-- start of Records for processing --

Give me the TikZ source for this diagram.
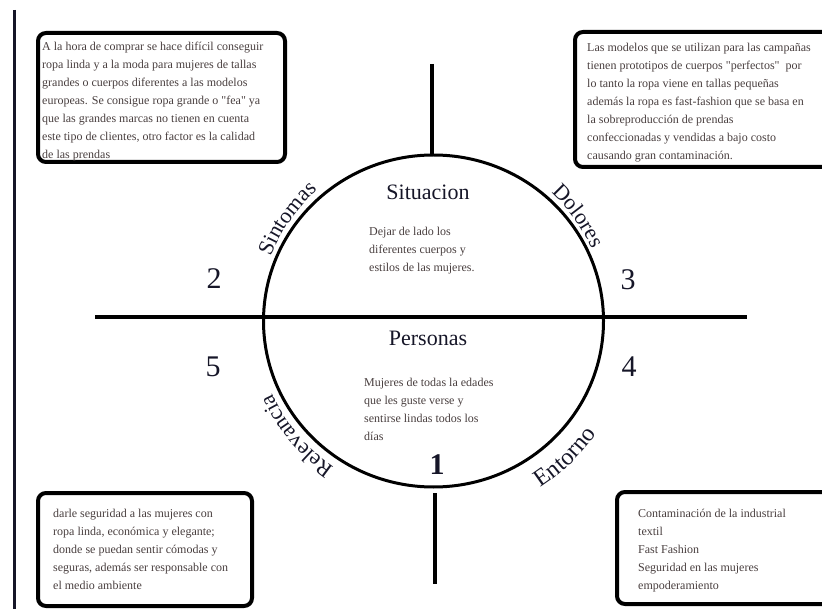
\documentclass[tikz,border=0pt]{standalone}
\usepackage{fontspec}
\setmainfont{Liberation Serif}
\newfontfamily\quotefont{Liberation Serif}
\usetikzlibrary{decorations.text}

\definecolor{bodygray}{RGB}{72,62,62}
\definecolor{inkblue}{RGB}{22,22,40}

\newcommand\arclabelfont{\fontsize{22}{22}\selectfont}
\newcommand\straightquote{{\quotefont"}}

\begin{document}
\begin{tikzpicture}[x = 1pt, y = -1pt,
	box/.style = {line width = 4pt, rounded corners = 8pt},
	bodytext/.style = {anchor = north west, align = left, inner sep = 0pt, text = bodygray, font = \fontsize{12}{18}\selectfont},
	title/.style = {inner sep = 0pt, text = inkblue, font = \fontsize{22}{22}\selectfont},
	number/.style = {inner sep = 0pt, text = inkblue, font = \fontsize{30}{30}\selectfont},
	arclabel/.style = {decorate, decoration = {text along path, text align = center, text color = inkblue, text = {|\arclabelfont|#1}}}]

	% Definitions
	
	\def\cx{433.5}		% Circle centre
	\def\cy{321}
	\def\rx{170}		% Circle radii
	\def\ry{166}
	
	\clip (0, 0) rectangle (822, 609);
	
	% Left margin bar
	
	\draw [line width = 3.5pt, inkblue] (14.5, 10) -- (14.5, 615);
	
	% Axes
	
	\coordinate (c) at (\cx, \cy);
	\draw [line width = 4pt] (95, 317) -- (747, 317);
	\draw [line width = 4pt] (431.5, 64) -- (431.5, 156);
	\draw [line width = 4pt] (435, 493) -- (435, 584);
	
	% Circle
	
	\draw [line width = 3pt] (c) circle [x radius = \rx, y radius = \ry];
	
	% Labels along the circle
	
	\path [arclabel = Sintomas] (c) ++(-175:175) arc [start angle = -175, end angle = -115, radius = 175];
	\path [arclabel = Dolores] (c) ++(-66:174) arc [start angle = -66, end angle = -6, radius = 174];
	\path [arclabel = Relevancia] (c) ++(110:177) arc [start angle = 110, end angle = 170, radius = 177];
	\path [arclabel = {|\fontsize{24}{24}\selectfont|Entorno}] (c) ++(76:198) arc [start angle = 76, end angle = 16, radius = 198];
	
	% Titles and numbers
	
	\node [title] (situacion) at (428, 192) {Situacion};
	\node [title] (personas) at (428, 338) {Personas};
	\node [number] (n2) at (214, 279) {2};
	\node [number] (n3) at (628, 280) {3};
	\node [number] (n5) at (213, 367) {5};
	\node [number] (n4) at (629, 367) {4};
	\node [number, font = \bfseries\fontsize{30}{30}\selectfont] (n1) at (437, 465) {1};
	
	% Centre texts
	
	\node [bodytext] (situacion-text) at (369, 227) {Dejar de lado los\\diferentes cuerpos y\\estilos de las mujeres.};
	\node [bodytext] (personas-text) at (364, 378) {Mujeres de todas la edades\\que les guste verse y\\sentirse lindas todos los\\días};
	
	% Corner boxes
	
	\draw [box] (38, 33) rectangle (285, 162);
	\node [bodytext] (sintomas-text) at (42, 42) {A la hora de comprar se hace difícil conseguir\\ropa linda y a la moda para mujeres de tallas\\grandes o cuerpos diferentes a las modelos\\europeas. Se consigue ropa grande o \straightquote fea\straightquote{} ya\\que las grandes marcas no tienen en cuenta\\este tipo de clientes, otro factor es la calidad\\de las prendas};
	
	\draw [box] (575, 32) rectangle (840, 167);
	\node [bodytext] (dolores-text) at (587, 43) {Las modelos que se utilizan para las campañas\\tienen prototipos de cuerpos \straightquote perfectos\straightquote~ por\\lo tanto la ropa viene en tallas pequeñas\\además la ropa es fast-fashion que se basa en\\la sobreproducción de prendas\\confeccionadas y vendidas a bajo costo\\causando gran contaminación.};
	
	\draw [box] (38, 493) rectangle (252, 606);
	\node [bodytext] (relevancia-text) at (53, 509) {darle seguridad a las mujeres con\\ropa linda, económica y elegante;\\donde se puedan sentir cómodas y\\seguras, además ser responsable con\\el medio ambiente};
	
	\draw [box] (617, 492) rectangle (840, 604);
	\node [bodytext] (entorno-text) at (638, 509) {Contaminación de la industrial\\textil\\Fast Fashion\\Seguridad en las mujeres\\empoderamiento};

\end{tikzpicture}
\end{document}
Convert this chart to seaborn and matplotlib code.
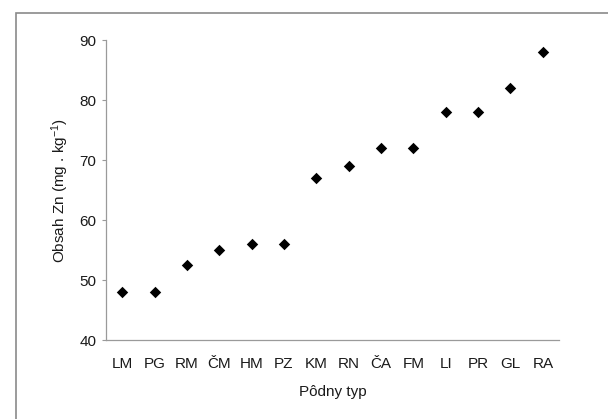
import matplotlib
matplotlib.use("Agg")
import matplotlib.pyplot as plt
import seaborn as sns
import pandas as pd
from matplotlib.patches import Rectangle
from matplotlib.ticker import FixedLocator

categories = ["LM", "PG", "RM", "ČM", "HM", "PZ", "KM", "RN", "ČA", "FM", "LI", "PR", "GL", "RA"]
zn_values = [48, 48, 52.5, 55, 56, 56, 67, 69, 72, 72, 78, 78, 82, 88]
y_ticks = [40, 50, 60, 70, 80, 90]

sns.set_style("white")
plt.rcParams["font.family"] = ["Liberation Sans", "DejaVu Sans"]
plt.rcParams["mathtext.default"] = "regular"

df = pd.DataFrame({"typ": categories, "zn": zn_values})
df["pos"] = range(len(categories))

fig = plt.figure(figsize=(6.08, 4.19), dpi=100)
fig.patch.set_facecolor("white")
# outer frame (cropped at right and bottom)
fig.patches.append(Rectangle((16 / 608, -0.1), 1.2, 1 - 13.5 / 419 + 0.1,
                             transform=fig.transFigure, fill=False,
                             edgecolor="#8a8a8a", linewidth=1.2))

ax = fig.add_axes([106 / 608, 1 - 340 / 419, (559 - 106) / 608, (340 - 40) / 419])
sns.scatterplot(data=df, x="pos", y="zn", marker="D", s=34, color="black",
                edgecolor="black", linewidth=0, ax=ax, legend=False)

ax.set_xlim(-0.5, len(categories) - 0.5)
ax.set_ylim(40, 90)
ax.set_yticks(y_ticks)
ax.set_xticks(range(len(categories)))
ax.set_xticklabels(categories)
ax.xaxis.set_minor_locator(FixedLocator([i - 0.5 for i in range(len(categories) + 1)]))

for side in ["top", "right"]:
    ax.spines[side].set_visible(False)
for side in ["left", "bottom"]:
    ax.spines[side].set_color("#9a9a9a")
    ax.spines[side].set_linewidth(0.9)

ax.tick_params(axis="x", which="major", length=0, pad=12, labelsize=11, labelcolor="#1a1a1a")
ax.tick_params(axis="x", which="minor", length=3, width=0.8, color="#9a9a9a", direction="in")
ax.tick_params(axis="y", which="major", length=3, width=0.8, color="#9a9a9a", direction="out",
               pad=4, labelsize=11, labelcolor="#1a1a1a", left=True)

ax.set_xlabel("Pôdny typ", fontsize=11, color="#1a1a1a", labelpad=10)
ax.set_ylabel("Obsah Zn (mg . kg$^{-1}$)", fontsize=11, color="#1a1a1a", labelpad=6)

fig.savefig("out.png", dpi=100)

-- end of Records for processing --

▸ Exercise objective
Copy, word for word, the entries above from the first line to the line that holds "Titles and numbers". Drop the pictures.

▸ Solution for this task
Give me the TikZ source for this diagram.
\documentclass[tikz,border=0pt]{standalone}
\usepackage{fontspec}
\setmainfont{Liberation Serif}
\newfontfamily\quotefont{Liberation Serif}
\usetikzlibrary{decorations.text}

\definecolor{bodygray}{RGB}{72,62,62}
\definecolor{inkblue}{RGB}{22,22,40}

\newcommand\arclabelfont{\fontsize{22}{22}\selectfont}
\newcommand\straightquote{{\quotefont"}}

\begin{document}
\begin{tikzpicture}[x = 1pt, y = -1pt,
	box/.style = {line width = 4pt, rounded corners = 8pt},
	bodytext/.style = {anchor = north west, align = left, inner sep = 0pt, text = bodygray, font = \fontsize{12}{18}\selectfont},
	title/.style = {inner sep = 0pt, text = inkblue, font = \fontsize{22}{22}\selectfont},
	number/.style = {inner sep = 0pt, text = inkblue, font = \fontsize{30}{30}\selectfont},
	arclabel/.style = {decorate, decoration = {text along path, text align = center, text color = inkblue, text = {|\arclabelfont|#1}}}]

	% Definitions
	
	\def\cx{433.5}		% Circle centre
	\def\cy{321}
	\def\rx{170}		% Circle radii
	\def\ry{166}
	
	\clip (0, 0) rectangle (822, 609);
	
	% Left margin bar
	
	\draw [line width = 3.5pt, inkblue] (14.5, 10) -- (14.5, 615);
	
	% Axes
	
	\coordinate (c) at (\cx, \cy);
	\draw [line width = 4pt] (95, 317) -- (747, 317);
	\draw [line width = 4pt] (431.5, 64) -- (431.5, 156);
	\draw [line width = 4pt] (435, 493) -- (435, 584);
	
	% Circle
	
	\draw [line width = 3pt] (c) circle [x radius = \rx, y radius = \ry];
	
	% Labels along the circle
	
	\path [arclabel = Sintomas] (c) ++(-175:175) arc [start angle = -175, end angle = -115, radius = 175];
	\path [arclabel = Dolores] (c) ++(-66:174) arc [start angle = -66, end angle = -6, radius = 174];
	\path [arclabel = Relevancia] (c) ++(110:177) arc [start angle = 110, end angle = 170, radius = 177];
	\path [arclabel = {|\fontsize{24}{24}\selectfont|Entorno}] (c) ++(76:198) arc [start angle = 76, end angle = 16, radius = 198];
	
	% Titles and numbers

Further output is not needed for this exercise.